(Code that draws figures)
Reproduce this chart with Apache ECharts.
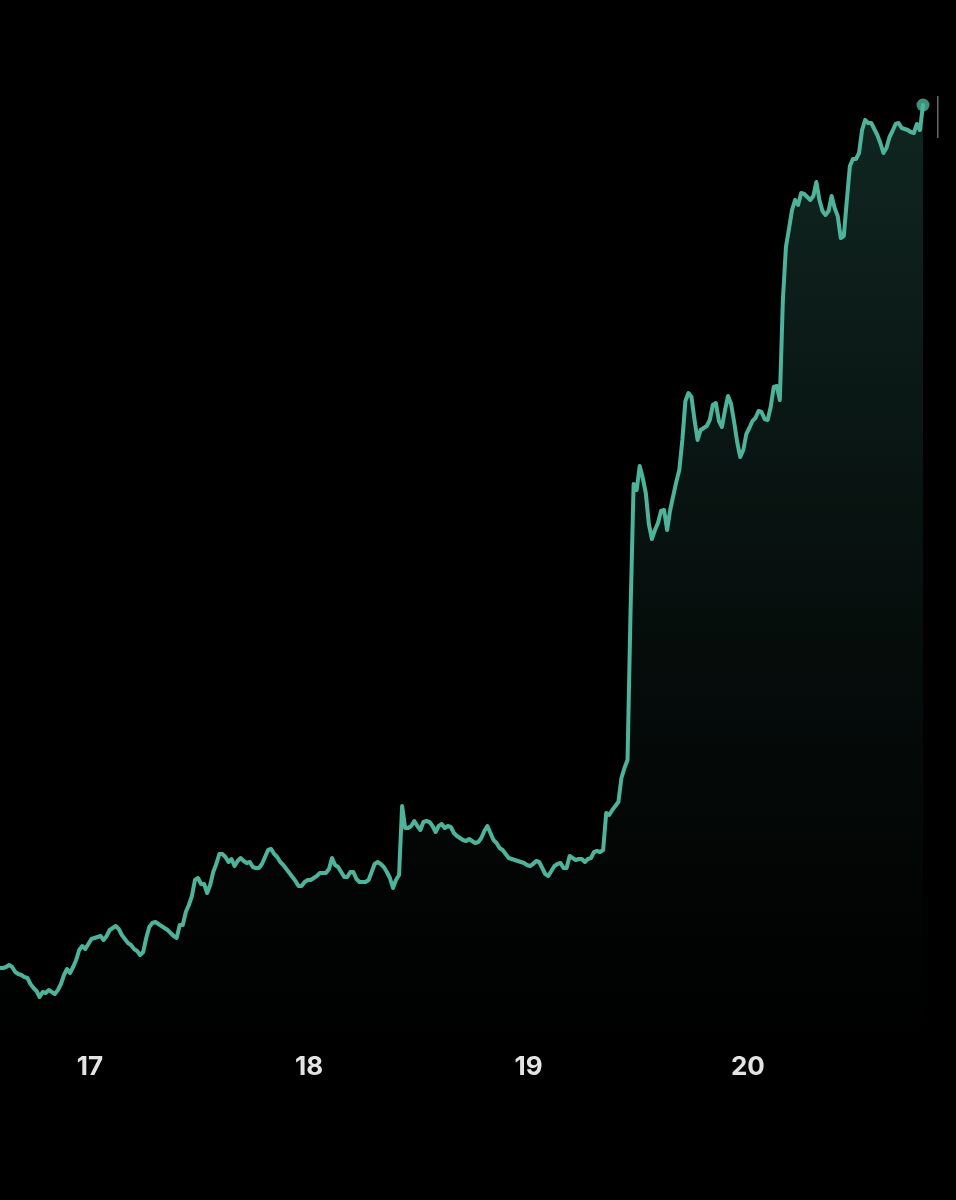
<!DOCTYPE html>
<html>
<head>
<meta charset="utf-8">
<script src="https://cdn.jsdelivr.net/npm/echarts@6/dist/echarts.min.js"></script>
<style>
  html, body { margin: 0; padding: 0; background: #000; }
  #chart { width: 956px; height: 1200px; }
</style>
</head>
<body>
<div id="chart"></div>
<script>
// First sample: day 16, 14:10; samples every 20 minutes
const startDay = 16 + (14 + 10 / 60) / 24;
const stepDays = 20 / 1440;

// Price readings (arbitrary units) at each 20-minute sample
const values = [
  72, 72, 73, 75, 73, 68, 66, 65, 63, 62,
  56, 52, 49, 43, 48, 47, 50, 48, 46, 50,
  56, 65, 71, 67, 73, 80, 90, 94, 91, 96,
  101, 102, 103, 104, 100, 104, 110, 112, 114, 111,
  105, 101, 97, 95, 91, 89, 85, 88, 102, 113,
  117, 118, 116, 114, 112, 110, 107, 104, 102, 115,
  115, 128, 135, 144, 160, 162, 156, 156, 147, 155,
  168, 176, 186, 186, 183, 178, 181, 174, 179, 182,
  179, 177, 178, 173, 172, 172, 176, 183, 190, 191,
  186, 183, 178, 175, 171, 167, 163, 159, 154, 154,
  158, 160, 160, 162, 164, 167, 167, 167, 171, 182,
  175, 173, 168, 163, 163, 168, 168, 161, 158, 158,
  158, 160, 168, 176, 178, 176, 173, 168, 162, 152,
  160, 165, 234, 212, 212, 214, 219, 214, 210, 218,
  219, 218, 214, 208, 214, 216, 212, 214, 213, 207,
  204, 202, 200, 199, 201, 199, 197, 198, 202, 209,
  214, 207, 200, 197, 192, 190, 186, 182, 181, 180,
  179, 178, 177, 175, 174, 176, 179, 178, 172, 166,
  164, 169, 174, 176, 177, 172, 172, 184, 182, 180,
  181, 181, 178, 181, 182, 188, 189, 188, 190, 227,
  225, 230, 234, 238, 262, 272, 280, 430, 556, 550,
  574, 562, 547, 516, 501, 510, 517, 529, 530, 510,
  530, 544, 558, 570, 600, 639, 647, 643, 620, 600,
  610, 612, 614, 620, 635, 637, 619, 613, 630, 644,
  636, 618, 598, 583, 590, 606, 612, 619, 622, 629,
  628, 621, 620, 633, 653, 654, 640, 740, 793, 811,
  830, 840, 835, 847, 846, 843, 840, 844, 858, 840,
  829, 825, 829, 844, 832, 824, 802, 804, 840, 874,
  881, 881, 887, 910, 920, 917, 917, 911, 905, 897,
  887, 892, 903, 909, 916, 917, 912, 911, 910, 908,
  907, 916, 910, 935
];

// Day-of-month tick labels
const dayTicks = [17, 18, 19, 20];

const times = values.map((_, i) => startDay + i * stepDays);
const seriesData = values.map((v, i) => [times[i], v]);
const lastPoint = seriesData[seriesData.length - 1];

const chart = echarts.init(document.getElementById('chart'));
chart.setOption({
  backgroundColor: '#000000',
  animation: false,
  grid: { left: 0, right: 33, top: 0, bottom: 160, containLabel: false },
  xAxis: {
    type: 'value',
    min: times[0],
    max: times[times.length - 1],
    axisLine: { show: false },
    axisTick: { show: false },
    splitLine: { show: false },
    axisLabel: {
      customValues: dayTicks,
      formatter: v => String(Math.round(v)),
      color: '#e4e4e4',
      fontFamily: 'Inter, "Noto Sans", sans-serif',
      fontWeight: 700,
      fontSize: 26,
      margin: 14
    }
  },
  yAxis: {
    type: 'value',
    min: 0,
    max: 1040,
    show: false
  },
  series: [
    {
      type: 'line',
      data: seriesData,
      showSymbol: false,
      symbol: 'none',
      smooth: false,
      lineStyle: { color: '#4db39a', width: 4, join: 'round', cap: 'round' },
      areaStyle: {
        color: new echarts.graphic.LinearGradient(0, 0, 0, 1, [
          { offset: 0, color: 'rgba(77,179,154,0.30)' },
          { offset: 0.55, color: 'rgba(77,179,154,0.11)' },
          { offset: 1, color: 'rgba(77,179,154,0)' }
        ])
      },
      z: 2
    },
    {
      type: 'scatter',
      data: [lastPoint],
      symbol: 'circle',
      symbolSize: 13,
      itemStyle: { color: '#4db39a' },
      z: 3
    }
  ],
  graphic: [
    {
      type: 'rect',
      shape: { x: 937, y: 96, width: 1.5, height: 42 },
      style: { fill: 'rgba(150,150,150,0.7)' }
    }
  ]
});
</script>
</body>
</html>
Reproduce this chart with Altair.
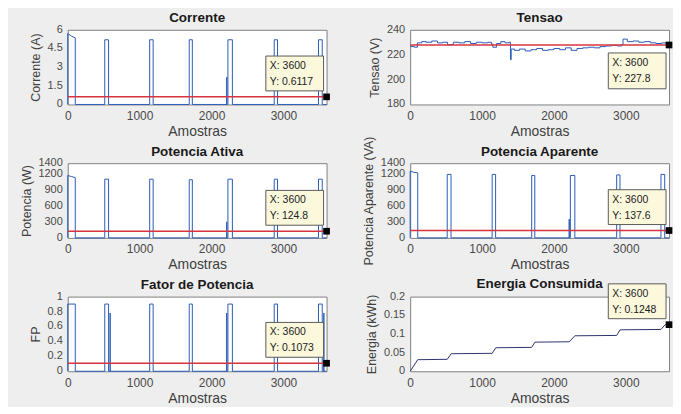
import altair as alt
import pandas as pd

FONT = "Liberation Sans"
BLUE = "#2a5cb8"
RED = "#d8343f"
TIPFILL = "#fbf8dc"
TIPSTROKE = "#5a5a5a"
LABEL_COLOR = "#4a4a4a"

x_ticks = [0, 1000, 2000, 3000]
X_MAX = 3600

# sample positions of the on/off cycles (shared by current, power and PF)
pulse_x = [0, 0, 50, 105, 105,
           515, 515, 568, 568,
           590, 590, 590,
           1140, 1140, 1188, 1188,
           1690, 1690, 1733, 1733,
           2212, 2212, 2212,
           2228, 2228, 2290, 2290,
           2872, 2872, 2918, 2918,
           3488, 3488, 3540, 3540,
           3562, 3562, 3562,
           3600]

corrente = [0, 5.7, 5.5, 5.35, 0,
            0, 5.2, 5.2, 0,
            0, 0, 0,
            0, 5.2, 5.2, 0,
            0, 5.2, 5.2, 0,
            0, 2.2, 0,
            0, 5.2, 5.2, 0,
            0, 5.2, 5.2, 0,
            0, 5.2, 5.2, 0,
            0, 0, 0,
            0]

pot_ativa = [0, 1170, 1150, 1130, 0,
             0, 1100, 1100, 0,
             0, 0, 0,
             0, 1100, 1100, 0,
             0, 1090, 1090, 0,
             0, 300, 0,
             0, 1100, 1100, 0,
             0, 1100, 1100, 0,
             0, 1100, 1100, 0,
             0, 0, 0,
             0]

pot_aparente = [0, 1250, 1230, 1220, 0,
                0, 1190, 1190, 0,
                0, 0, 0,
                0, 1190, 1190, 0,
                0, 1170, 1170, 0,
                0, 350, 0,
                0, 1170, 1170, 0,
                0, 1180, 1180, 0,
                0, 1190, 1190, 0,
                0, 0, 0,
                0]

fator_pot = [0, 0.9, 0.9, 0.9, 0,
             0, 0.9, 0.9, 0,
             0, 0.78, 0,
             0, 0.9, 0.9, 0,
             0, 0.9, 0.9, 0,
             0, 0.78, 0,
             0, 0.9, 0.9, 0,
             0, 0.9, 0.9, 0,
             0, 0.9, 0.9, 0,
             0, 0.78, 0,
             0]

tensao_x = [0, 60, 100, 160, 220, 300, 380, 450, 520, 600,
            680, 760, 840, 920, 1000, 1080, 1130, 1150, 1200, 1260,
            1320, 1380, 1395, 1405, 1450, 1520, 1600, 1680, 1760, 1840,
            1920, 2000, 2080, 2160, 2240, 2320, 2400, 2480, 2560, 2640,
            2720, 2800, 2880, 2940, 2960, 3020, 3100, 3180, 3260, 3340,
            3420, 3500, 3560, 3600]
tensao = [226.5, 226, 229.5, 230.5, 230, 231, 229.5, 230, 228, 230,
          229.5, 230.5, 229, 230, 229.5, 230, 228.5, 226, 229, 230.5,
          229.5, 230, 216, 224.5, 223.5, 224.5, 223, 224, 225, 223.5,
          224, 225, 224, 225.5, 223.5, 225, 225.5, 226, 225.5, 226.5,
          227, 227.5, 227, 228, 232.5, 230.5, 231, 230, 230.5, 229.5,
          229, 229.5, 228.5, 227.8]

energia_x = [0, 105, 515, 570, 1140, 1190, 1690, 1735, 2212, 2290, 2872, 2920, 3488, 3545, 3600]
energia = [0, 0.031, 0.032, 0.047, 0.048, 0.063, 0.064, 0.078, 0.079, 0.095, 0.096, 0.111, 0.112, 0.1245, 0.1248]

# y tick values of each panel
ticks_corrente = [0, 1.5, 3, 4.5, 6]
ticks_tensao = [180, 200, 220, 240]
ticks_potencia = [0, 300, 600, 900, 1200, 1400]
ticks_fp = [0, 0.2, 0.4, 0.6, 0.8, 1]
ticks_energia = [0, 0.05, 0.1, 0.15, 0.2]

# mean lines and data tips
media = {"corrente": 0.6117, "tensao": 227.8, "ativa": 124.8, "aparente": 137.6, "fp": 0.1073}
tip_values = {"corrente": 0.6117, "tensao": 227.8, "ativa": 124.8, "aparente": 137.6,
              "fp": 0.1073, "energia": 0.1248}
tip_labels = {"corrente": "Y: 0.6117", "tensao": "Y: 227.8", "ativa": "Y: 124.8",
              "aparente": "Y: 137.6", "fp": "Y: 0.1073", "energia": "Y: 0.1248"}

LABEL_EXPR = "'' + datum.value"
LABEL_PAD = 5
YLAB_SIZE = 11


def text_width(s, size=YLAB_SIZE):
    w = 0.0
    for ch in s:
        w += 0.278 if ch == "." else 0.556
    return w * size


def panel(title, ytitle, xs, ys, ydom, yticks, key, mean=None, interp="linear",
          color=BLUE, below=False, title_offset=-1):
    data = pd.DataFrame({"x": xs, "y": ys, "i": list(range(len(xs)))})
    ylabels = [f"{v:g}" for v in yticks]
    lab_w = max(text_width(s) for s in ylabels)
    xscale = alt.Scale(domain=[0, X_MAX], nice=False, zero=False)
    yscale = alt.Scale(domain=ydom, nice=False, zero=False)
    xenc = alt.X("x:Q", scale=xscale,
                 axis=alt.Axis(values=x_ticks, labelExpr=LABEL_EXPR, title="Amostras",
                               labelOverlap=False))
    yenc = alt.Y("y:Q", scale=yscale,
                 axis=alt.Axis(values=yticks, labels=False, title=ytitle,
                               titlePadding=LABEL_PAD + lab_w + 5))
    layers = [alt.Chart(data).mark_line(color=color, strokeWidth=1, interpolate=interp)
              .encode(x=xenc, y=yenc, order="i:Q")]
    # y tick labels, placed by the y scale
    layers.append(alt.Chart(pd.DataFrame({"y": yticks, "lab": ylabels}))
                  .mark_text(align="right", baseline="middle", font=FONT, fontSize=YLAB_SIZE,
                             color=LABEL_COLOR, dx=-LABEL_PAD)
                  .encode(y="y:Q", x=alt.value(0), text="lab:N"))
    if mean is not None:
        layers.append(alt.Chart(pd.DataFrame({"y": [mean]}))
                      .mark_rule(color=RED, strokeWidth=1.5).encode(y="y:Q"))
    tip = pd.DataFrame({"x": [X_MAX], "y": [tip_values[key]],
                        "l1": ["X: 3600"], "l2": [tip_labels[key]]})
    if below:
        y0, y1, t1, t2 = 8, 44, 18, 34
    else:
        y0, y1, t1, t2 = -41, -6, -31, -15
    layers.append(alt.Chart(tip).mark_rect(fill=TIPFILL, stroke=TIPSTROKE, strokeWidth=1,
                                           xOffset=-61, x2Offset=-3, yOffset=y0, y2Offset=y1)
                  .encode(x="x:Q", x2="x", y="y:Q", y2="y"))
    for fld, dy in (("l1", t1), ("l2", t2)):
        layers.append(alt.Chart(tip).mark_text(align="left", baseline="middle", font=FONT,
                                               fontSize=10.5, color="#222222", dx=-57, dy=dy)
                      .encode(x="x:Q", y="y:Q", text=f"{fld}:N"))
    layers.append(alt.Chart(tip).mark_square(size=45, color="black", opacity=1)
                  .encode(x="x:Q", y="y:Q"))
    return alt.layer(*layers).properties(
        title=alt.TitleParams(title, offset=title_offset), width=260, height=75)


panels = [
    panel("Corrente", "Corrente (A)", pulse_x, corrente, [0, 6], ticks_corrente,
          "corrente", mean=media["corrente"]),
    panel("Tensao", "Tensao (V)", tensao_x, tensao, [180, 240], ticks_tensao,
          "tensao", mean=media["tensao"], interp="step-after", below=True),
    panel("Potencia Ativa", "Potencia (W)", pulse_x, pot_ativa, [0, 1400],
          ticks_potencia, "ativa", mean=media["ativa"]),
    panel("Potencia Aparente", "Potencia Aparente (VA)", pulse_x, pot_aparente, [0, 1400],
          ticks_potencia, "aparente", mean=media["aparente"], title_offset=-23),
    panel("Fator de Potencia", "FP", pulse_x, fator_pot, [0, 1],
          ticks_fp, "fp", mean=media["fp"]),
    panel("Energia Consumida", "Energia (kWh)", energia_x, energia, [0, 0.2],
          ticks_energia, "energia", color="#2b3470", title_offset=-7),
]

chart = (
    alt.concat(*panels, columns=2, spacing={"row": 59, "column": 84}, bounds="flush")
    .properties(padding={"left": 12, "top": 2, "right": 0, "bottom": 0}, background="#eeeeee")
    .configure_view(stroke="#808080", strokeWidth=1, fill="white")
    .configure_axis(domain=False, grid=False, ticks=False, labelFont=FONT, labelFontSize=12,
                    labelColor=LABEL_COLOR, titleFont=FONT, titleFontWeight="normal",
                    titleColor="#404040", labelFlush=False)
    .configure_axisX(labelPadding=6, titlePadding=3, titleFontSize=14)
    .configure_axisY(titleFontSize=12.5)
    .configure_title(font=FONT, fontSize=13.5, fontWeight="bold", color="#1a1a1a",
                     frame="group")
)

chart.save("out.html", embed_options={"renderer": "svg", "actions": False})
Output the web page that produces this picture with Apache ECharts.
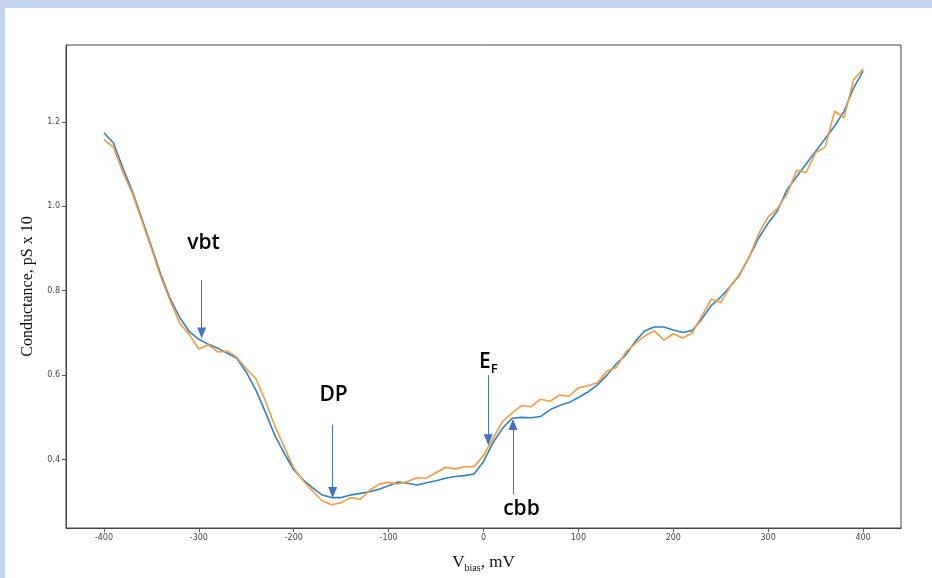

- **The exercise**: Return exactly the lines from the one with "Reproduce this chart with Altair." to the one with "X_MAX = 3600", inclusive, and nothing else; skip the pictures.

- **Finished answer**:
Reproduce this chart with Altair.
import altair as alt
import pandas as pd

FONT = "Liberation Sans"
BLUE = "#2a5cb8"
RED = "#d8343f"
TIPFILL = "#fbf8dc"
TIPSTROKE = "#5a5a5a"
LABEL_COLOR = "#4a4a4a"

x_ticks = [0, 1000, 2000, 3000]
X_MAX = 3600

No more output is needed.